▶ **Task to complete**:
Extract the run of lines that starts at the top of the records below and ends at the line with "ax.set_xlabel(x_label, fontsize=15.8, labelpad=3)", keeping both ends and excluding pictures.

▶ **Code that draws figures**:
----------------------------------------

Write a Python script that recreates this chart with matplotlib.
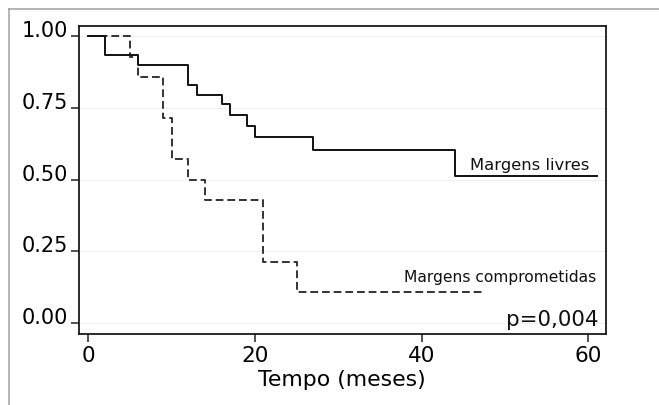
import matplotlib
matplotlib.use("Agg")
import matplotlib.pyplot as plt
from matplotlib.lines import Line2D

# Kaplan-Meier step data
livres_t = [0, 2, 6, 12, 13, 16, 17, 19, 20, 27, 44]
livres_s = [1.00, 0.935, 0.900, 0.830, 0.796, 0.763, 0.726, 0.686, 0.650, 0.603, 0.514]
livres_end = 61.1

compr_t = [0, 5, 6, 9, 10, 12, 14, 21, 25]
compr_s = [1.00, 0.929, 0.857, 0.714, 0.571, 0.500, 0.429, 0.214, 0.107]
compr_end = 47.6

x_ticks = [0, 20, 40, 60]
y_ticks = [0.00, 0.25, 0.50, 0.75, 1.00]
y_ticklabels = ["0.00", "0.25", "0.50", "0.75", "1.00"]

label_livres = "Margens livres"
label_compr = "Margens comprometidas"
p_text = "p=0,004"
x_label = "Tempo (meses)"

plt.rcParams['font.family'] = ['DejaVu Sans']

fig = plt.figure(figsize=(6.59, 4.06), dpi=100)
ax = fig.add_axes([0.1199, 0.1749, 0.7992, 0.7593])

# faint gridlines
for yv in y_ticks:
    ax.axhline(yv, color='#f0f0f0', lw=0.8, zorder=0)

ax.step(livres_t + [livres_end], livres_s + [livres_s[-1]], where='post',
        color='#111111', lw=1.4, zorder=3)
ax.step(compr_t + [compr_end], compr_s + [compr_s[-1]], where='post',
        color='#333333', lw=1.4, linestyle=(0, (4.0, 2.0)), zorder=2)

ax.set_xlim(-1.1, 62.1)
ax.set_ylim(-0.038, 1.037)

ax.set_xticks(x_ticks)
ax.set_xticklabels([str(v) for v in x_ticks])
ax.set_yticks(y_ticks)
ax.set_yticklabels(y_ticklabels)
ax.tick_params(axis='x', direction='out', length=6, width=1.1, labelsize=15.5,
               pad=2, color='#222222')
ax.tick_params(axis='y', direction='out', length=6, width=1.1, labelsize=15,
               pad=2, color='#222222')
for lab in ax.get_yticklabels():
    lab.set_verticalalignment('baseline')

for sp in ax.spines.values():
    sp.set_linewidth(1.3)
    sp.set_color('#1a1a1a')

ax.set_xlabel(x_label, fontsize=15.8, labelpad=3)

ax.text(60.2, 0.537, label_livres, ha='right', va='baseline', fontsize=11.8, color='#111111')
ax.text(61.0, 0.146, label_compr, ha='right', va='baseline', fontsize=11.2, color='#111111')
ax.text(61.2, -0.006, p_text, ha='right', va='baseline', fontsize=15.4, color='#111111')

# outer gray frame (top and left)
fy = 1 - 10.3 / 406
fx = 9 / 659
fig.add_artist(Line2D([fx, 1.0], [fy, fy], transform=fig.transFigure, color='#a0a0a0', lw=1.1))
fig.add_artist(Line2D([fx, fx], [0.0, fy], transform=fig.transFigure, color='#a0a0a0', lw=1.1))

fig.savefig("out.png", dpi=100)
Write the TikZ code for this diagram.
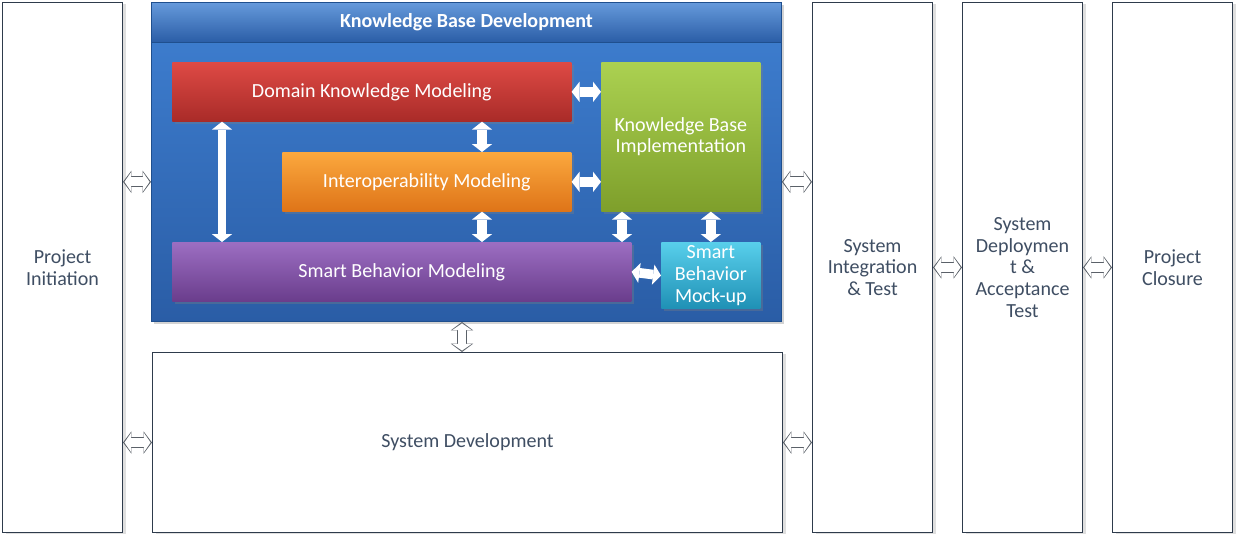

----------------------------------------

▶ **Exercise result**:
Write a Python script that recreates this chart with matplotlib.
import matplotlib
matplotlib.use("Agg")
import matplotlib.pyplot as plt
from matplotlib.lines import Line2D

# Kaplan-Meier step data
livres_t = [0, 2, 6, 12, 13, 16, 17, 19, 20, 27, 44]
livres_s = [1.00, 0.935, 0.900, 0.830, 0.796, 0.763, 0.726, 0.686, 0.650, 0.603, 0.514]
livres_end = 61.1

compr_t = [0, 5, 6, 9, 10, 12, 14, 21, 25]
compr_s = [1.00, 0.929, 0.857, 0.714, 0.571, 0.500, 0.429, 0.214, 0.107]
compr_end = 47.6

x_ticks = [0, 20, 40, 60]
y_ticks = [0.00, 0.25, 0.50, 0.75, 1.00]
y_ticklabels = ["0.00", "0.25", "0.50", "0.75", "1.00"]

label_livres = "Margens livres"
label_compr = "Margens comprometidas"
p_text = "p=0,004"
x_label = "Tempo (meses)"

plt.rcParams['font.family'] = ['DejaVu Sans']

fig = plt.figure(figsize=(6.59, 4.06), dpi=100)
ax = fig.add_axes([0.1199, 0.1749, 0.7992, 0.7593])

# faint gridlines
for yv in y_ticks:
    ax.axhline(yv, color='#f0f0f0', lw=0.8, zorder=0)

ax.step(livres_t + [livres_end], livres_s + [livres_s[-1]], where='post',
        color='#111111', lw=1.4, zorder=3)
ax.step(compr_t + [compr_end], compr_s + [compr_s[-1]], where='post',
        color='#333333', lw=1.4, linestyle=(0, (4.0, 2.0)), zorder=2)

ax.set_xlim(-1.1, 62.1)
ax.set_ylim(-0.038, 1.037)

ax.set_xticks(x_ticks)
ax.set_xticklabels([str(v) for v in x_ticks])
ax.set_yticks(y_ticks)
ax.set_yticklabels(y_ticklabels)
ax.tick_params(axis='x', direction='out', length=6, width=1.1, labelsize=15.5,
               pad=2, color='#222222')
ax.tick_params(axis='y', direction='out', length=6, width=1.1, labelsize=15,
               pad=2, color='#222222')
for lab in ax.get_yticklabels():
    lab.set_verticalalignment('baseline')

for sp in ax.spines.values():
    sp.set_linewidth(1.3)
    sp.set_color('#1a1a1a')

ax.set_xlabel(x_label, fontsize=15.8, labelpad=3)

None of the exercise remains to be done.